— SOURCE MATERIAL —
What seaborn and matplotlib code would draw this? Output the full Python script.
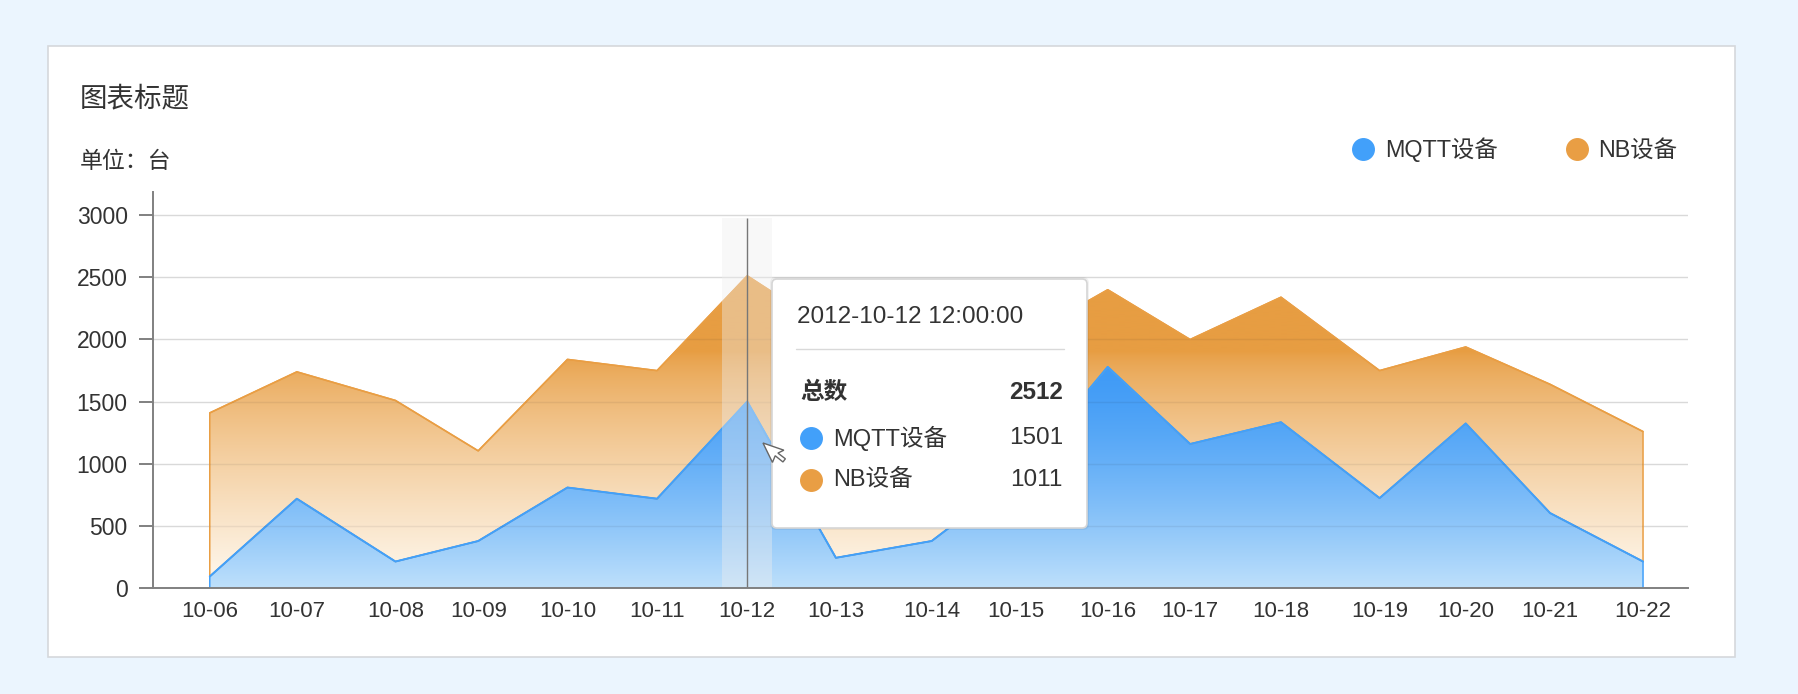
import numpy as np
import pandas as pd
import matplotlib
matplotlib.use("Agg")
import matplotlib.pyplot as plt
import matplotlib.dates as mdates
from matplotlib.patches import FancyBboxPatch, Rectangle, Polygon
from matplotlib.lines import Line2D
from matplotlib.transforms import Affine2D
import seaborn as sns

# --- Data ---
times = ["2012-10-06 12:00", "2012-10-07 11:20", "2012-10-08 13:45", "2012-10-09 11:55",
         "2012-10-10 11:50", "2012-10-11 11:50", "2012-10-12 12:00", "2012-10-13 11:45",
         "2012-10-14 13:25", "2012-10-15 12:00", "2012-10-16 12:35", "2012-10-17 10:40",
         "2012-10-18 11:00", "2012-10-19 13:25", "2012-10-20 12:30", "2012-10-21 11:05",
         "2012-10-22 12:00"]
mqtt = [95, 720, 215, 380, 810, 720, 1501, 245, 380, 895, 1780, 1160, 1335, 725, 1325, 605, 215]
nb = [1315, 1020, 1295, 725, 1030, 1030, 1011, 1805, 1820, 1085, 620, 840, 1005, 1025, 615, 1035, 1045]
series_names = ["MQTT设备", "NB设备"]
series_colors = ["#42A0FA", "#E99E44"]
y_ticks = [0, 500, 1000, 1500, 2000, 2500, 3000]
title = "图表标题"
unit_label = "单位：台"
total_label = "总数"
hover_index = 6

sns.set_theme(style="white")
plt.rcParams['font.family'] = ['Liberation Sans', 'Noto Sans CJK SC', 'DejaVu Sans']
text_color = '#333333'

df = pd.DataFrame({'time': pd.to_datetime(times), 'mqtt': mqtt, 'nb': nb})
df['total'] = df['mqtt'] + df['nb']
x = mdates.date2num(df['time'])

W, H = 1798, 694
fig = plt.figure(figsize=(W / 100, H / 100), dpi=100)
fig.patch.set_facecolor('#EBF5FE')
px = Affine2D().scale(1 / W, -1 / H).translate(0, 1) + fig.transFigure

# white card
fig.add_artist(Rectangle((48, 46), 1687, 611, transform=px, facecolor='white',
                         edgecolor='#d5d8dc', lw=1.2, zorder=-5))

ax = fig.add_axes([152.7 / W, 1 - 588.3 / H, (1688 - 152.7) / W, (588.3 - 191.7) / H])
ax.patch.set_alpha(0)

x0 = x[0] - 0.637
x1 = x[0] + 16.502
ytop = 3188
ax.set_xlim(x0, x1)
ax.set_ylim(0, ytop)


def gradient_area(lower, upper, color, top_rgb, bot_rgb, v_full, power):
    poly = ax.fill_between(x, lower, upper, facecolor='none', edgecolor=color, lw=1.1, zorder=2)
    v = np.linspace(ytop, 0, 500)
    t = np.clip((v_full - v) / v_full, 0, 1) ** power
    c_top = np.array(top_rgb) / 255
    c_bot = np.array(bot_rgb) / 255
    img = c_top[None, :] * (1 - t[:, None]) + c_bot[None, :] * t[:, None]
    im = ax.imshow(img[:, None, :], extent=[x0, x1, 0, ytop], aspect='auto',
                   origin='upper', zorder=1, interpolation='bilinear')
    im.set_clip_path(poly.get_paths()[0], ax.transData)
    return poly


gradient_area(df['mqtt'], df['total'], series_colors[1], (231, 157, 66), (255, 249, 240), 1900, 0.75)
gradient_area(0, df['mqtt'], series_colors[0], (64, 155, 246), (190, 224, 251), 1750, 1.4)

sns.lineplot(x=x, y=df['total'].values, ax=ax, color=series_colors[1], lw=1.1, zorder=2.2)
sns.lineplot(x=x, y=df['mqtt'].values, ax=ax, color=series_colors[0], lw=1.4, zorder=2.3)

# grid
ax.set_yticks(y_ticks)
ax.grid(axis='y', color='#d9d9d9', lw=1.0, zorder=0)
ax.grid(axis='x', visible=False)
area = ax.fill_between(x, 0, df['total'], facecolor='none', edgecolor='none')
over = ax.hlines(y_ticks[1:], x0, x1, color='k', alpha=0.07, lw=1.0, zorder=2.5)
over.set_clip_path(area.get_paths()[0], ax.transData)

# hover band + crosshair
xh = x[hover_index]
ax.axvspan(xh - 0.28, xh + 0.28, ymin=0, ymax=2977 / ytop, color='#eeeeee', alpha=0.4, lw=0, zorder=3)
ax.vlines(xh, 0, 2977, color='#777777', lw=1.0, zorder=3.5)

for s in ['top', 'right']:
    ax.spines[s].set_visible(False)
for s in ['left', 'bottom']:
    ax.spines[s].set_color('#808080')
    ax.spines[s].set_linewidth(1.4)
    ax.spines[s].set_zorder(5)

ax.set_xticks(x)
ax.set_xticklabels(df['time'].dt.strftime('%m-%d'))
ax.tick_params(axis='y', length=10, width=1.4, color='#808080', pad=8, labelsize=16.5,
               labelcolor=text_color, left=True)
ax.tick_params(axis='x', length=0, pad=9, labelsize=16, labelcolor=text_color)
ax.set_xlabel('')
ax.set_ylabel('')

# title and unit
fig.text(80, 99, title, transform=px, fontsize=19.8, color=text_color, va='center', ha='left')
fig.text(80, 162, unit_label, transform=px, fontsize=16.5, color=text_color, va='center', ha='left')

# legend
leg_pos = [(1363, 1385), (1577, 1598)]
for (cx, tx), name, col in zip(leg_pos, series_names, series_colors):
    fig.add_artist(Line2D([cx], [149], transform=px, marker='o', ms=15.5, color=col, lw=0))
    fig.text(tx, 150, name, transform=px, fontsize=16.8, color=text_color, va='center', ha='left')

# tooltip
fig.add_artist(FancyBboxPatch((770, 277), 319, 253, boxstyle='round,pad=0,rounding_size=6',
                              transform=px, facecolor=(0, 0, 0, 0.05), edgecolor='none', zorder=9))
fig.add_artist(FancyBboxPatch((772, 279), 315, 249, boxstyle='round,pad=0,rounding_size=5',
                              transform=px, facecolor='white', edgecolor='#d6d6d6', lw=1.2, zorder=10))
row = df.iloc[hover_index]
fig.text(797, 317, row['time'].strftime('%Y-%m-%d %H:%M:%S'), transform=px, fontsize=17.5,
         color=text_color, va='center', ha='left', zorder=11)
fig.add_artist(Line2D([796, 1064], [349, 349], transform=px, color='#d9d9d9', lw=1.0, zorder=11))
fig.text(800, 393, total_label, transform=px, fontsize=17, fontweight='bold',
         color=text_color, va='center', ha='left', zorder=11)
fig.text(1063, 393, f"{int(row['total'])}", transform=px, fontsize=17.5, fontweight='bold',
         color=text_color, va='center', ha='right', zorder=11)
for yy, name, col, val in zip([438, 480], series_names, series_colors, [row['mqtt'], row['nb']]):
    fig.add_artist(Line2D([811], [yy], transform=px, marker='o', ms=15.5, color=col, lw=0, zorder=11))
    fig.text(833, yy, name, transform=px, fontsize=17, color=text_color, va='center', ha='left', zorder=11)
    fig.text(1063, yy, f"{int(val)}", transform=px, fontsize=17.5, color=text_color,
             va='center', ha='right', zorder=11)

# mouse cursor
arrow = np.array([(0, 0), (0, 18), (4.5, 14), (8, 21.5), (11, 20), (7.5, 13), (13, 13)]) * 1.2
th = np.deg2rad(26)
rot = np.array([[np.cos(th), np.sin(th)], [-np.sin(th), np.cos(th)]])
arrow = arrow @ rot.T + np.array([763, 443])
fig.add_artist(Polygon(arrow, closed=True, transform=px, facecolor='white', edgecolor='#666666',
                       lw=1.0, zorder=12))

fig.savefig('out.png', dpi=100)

— INSTRUCTIONS TO FOLLOW —
Begin at the top of the material above and output each line exactly, stopping after the line that holds "import seaborn as sns". Leave out pictures.

— EXERCISE OUTPUT —
What seaborn and matplotlib code would draw this? Output the full Python script.
import numpy as np
import pandas as pd
import matplotlib
matplotlib.use("Agg")
import matplotlib.pyplot as plt
import matplotlib.dates as mdates
from matplotlib.patches import FancyBboxPatch, Rectangle, Polygon
from matplotlib.lines import Line2D
from matplotlib.transforms import Affine2D
import seaborn as sns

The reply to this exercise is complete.